Walter Slovekosky knew something was terribly wrong 20 years ago Sunday when the headlights of his electric mine locomotive began blinking wildly 400 feet underground in Consolidation Coal Co.'s No. 9 mine.
"I kept trying to call a foreman on the trolley phone to find out what was going on," Slovekosky said. "I waited and I waited. But no one answered me."That's when I told my buddy, `Let's get out of here. There's something bad wrong.' But we didn't know how bad."
Slovekosky, 70, and his brakeman were among 21 miners who made their way out of the smoky, flame-filled labyrinth after the first of a series of methane explosions rocked the mine at 5:25 a.m. on Nov. 20, 1968. Methane gas, the major component of natural gas, is a constant threat in coal seams.
Seventy-eight died in the explosions and fires, which set in motion the landmark federal Coal Mine Health and Safety Act passed by Congress the next year.
"You live through one of those nightmares, I'll tell you, you never forget it," said Slovekosky, who planned to mark the anniversary with a prayer Sunday at a black stone memorial to the dead miners.
Coal mining has been one of the nation's most hazardous industrial occupations. Since the turn of the century, more than 20,000 miners have died in accidents in West Virginia alone.

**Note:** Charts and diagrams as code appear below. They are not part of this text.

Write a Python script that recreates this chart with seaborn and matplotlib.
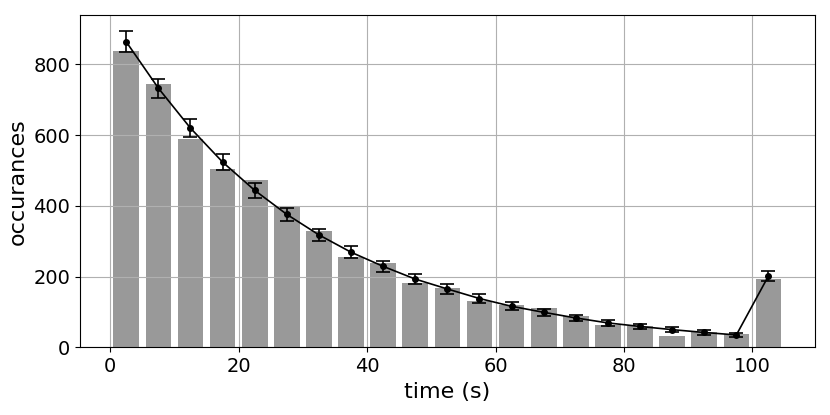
import numpy as np
import matplotlib
matplotlib.use("Agg")
import matplotlib.pyplot as plt
import seaborn as sns

# bin centres (s), measured counts per bin, model counts and their errors
bin_centers = [2.5, 7.5, 12.5, 17.5, 22.5, 27.5, 32.5, 37.5, 42.5, 47.5, 52.5,
               57.5, 62.5, 67.5, 72.5, 77.5, 82.5, 87.5, 92.5, 97.5, 102.5]
counts = [838, 744, 588, 505, 474, 397, 328, 255, 238, 182, 168,
          130, 121, 112, 88, 64, 61, 33, 42, 37, 192]
model = [864, 733, 620, 524, 444, 376, 318, 269, 229, 193, 165,
         138, 116, 99, 83, 69, 59, 50, 42, 35, 202]
model_err = [29.4, 27.1, 24.9, 22.9, 21.1, 19.4, 17.8, 16.4, 15.1, 13.9, 12.8,
             11.7, 10.8, 9.9, 9.1, 8.3, 7.7, 7.1, 6.5, 5.9, 14.2]

fig, ax = plt.subplots(figsize=(8.3, 4.15), dpi=100)

sns.barplot(x=bin_centers, y=counts, native_scale=True, width=0.8,
            color="#999999", saturation=1, ax=ax)
ax.errorbar(bin_centers, model, yerr=model_err, fmt="o-", color="black",
            markersize=4, linewidth=1.2, elinewidth=1.2, capsize=5, capthick=1.2)

ax.set_xlim(-4.7, 109.7)
ax.set_ylim(0, 940)
ax.set_xticks([0, 20, 40, 60, 80, 100])
ax.set_yticks([0, 200, 400, 600, 800])
ax.grid(True, color="#b0b0b0", linewidth=0.8)
ax.tick_params(labelsize=14)
ax.set_xlabel("time (s)", fontsize=16)
ax.set_ylabel("occurances", fontsize=16)

fig.subplots_adjust(left=0.0964, right=0.9816, top=0.9639, bottom=0.1631)
fig.savefig("out.png", dpi=100)
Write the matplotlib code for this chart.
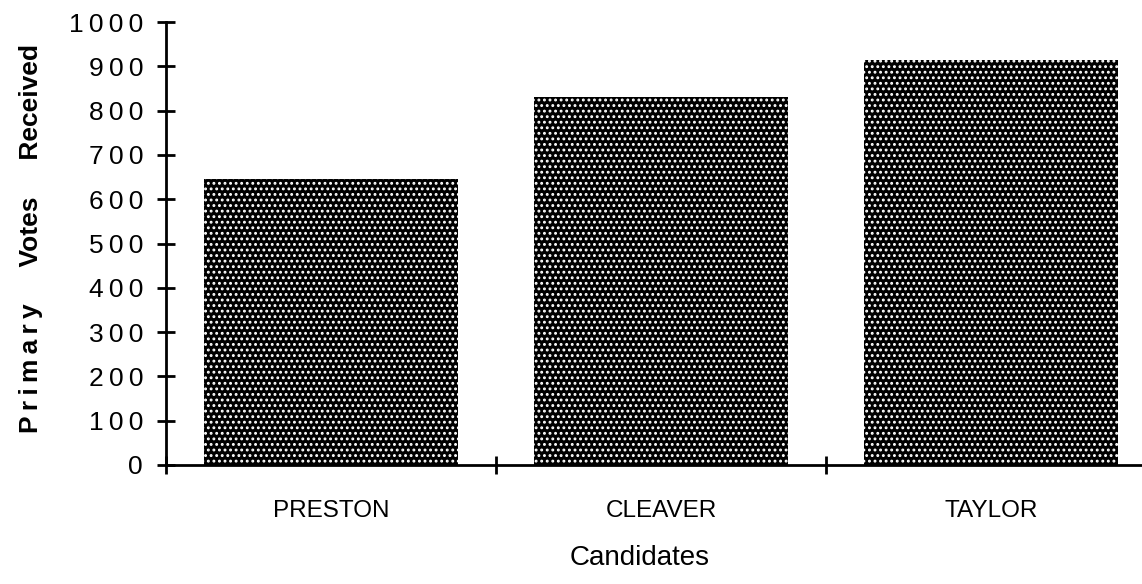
import matplotlib
matplotlib.use("Agg")
import matplotlib.pyplot as plt
from matplotlib import font_manager as fm
import numpy as np

# ---- data ----
candidates = ["PRESTON", "CLEAVER", "TAYLOR"]
votes = [645, 830, 915]
yticks = [0, 100, 200, 300, 400, 500, 600, 700, 800, 900, 1000]
ytick_labels = ["\u2009".join(str(v)) for v in yticks]
xlabel = "Candidates"
ylabel = "\u2009".join("Primary") + "     Votes     Received"

names = {f.name for f in fm.fontManager.ttflist}
narrow_family = None
for cand in ["Liberation Sans Narrow", "DejaVu Sans Condensed"]:
    if cand in names:
        narrow_family = cand
        break

plt.rcParams["hatch.color"] = "white"
plt.rcParams["hatch.linewidth"] = 1.3

fig = plt.figure(figsize=(11.42, 5.84), dpi=100)
ax = fig.add_axes([166 / 1142, 119 / 584, 976 / 1142, 443 / 584])

x = np.arange(len(candidates))
ax.bar(x, votes, width=0.77, color="black", hatch="...", linewidth=0)

ax.set_xlim(-0.5, -0.5 + 976 / 330)
ax.set_ylim(0, 1000)

for s in ["top", "right"]:
    ax.spines[s].set_visible(False)
for s in ["left", "bottom"]:
    ax.spines[s].set_linewidth(2)
ax.spines["bottom"].set_bounds(-0.5, 3)

ax.set_yticks(yticks)
ax.set_yticklabels(ytick_labels, family=["Liberation Sans", "DejaVu Sans"], fontsize=19)
ax.tick_params(axis="y", direction="inout", length=13, width=2, pad=10)

ax.set_xticks([-0.5, 0.5, 1.5])
ax.set_xticklabels([])
ax.tick_params(axis="x", which="major", direction="inout", length=13, width=2)
ax.set_xticks(x, minor=True)
ax.set_xticklabels(candidates, minor=True, family=["Liberation Sans", "DejaVu Sans"], fontsize=17.5)
ax.tick_params(axis="x", which="minor", length=0, pad=25)

if narrow_family is not None:
    ax.set_xlabel(xlabel, family=[narrow_family, "DejaVu Sans"], fontsize=25)
else:
    ax.set_xlabel(xlabel, family=["Liberation Sans", "DejaVu Sans"], fontsize=20)
ax.xaxis.set_label_coords((640 - 166) / 976, -0.18)

ax.set_ylabel(ylabel, family=["Liberation Sans", "DejaVu Sans"], fontsize=19, fontweight="bold")
ax.yaxis.set_label_coords(-0.126, 0.512)

fig.savefig("out.png", dpi=100)
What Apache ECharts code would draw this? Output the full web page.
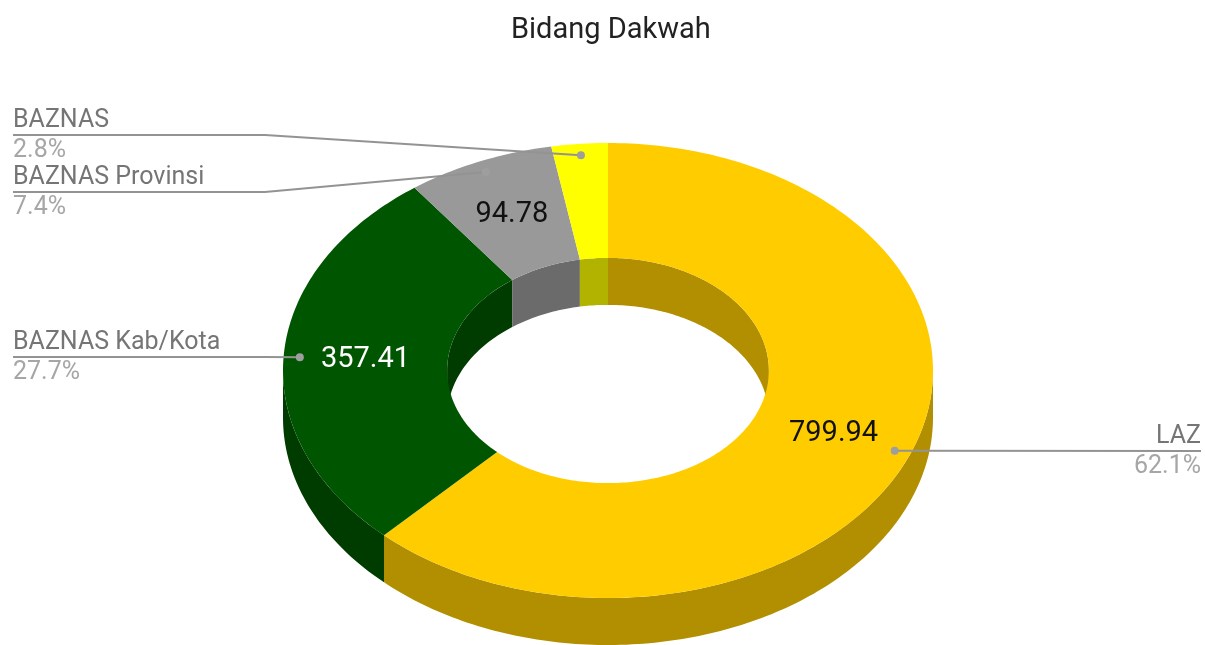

Twenty major explosions and many more minor ones rocked the mine's 100 miles of tunnels for nine days.
The explosions threw the shaft's elevator carriage into the air. Concrete blocks from the lamp house were hurled into the parking lot, crushing parked automobiles. Smoke billowed 150 feet into the air.
A motel operator in Fairmont 12 miles away felt the blast and thought the back of his motel was blowing up.
"The coal company wanted to seal the mine," Slovekosky said. "They knew the situation was hopeless. But the widows kept screaming, `You can't seal it. You can't seal it.' "
Finally, they sealed the mine on Nov. 30, 1968, to extinguish the fires feeding on methane and coal. But officials of Pittsburgh-based Consolidation Coal vowed that all 78 bodies would be recovered.
The mine was reopened and recovery operations began in September 1969.
"Sometimes, I still lie in bed at night and think about it. We know some of them didn't die instantly," Slovekosky said. "We found the miners sitting with their lunch pails open, like they were just waiting to be rescued.
"You wonder what would be going through your mind if you were sitting down there and you knew you were going to die?"
But after Consolidation Coal spent nearly 10 years and $11 million, the search was abandoned in April 1978 with 19 men still missing because of deteriorating working conditions, including water seepage.
Millions of tons of coal will remain unmined because of federal and state orders, and especially because of a miners' tradition against taking coal from a mine when miners' bodies are still inside.
"All us widows tried to make them get all the men out," said Sara Lee Kaznoski, whose husband, Pete J. Kaznoski Sr., is among those entombed in the mine. "I still feel they could have recovered all those men and given them a decent burial." She and six other widows eventually agreed to accept the company's $10,000 settlement offers, plus joint title to more than 250 acres of land.
"It was a long war with many battles, don't think it wasn't," said Kaz-noski, who lives in Myrtle Beach, S.C. "We got some laws passed and did a lot for the families of other miners, even though it was too late for us."
Slovekosky blamed the explosion on carelessness.
"They've never pointed a finger at anyone, but what's the point," he said. "It's over. A lot of people have died or moved away. The problem was people were willing to take chances. It's like driving a car. You keep taking chances, somebody's going to get you, sooner or later."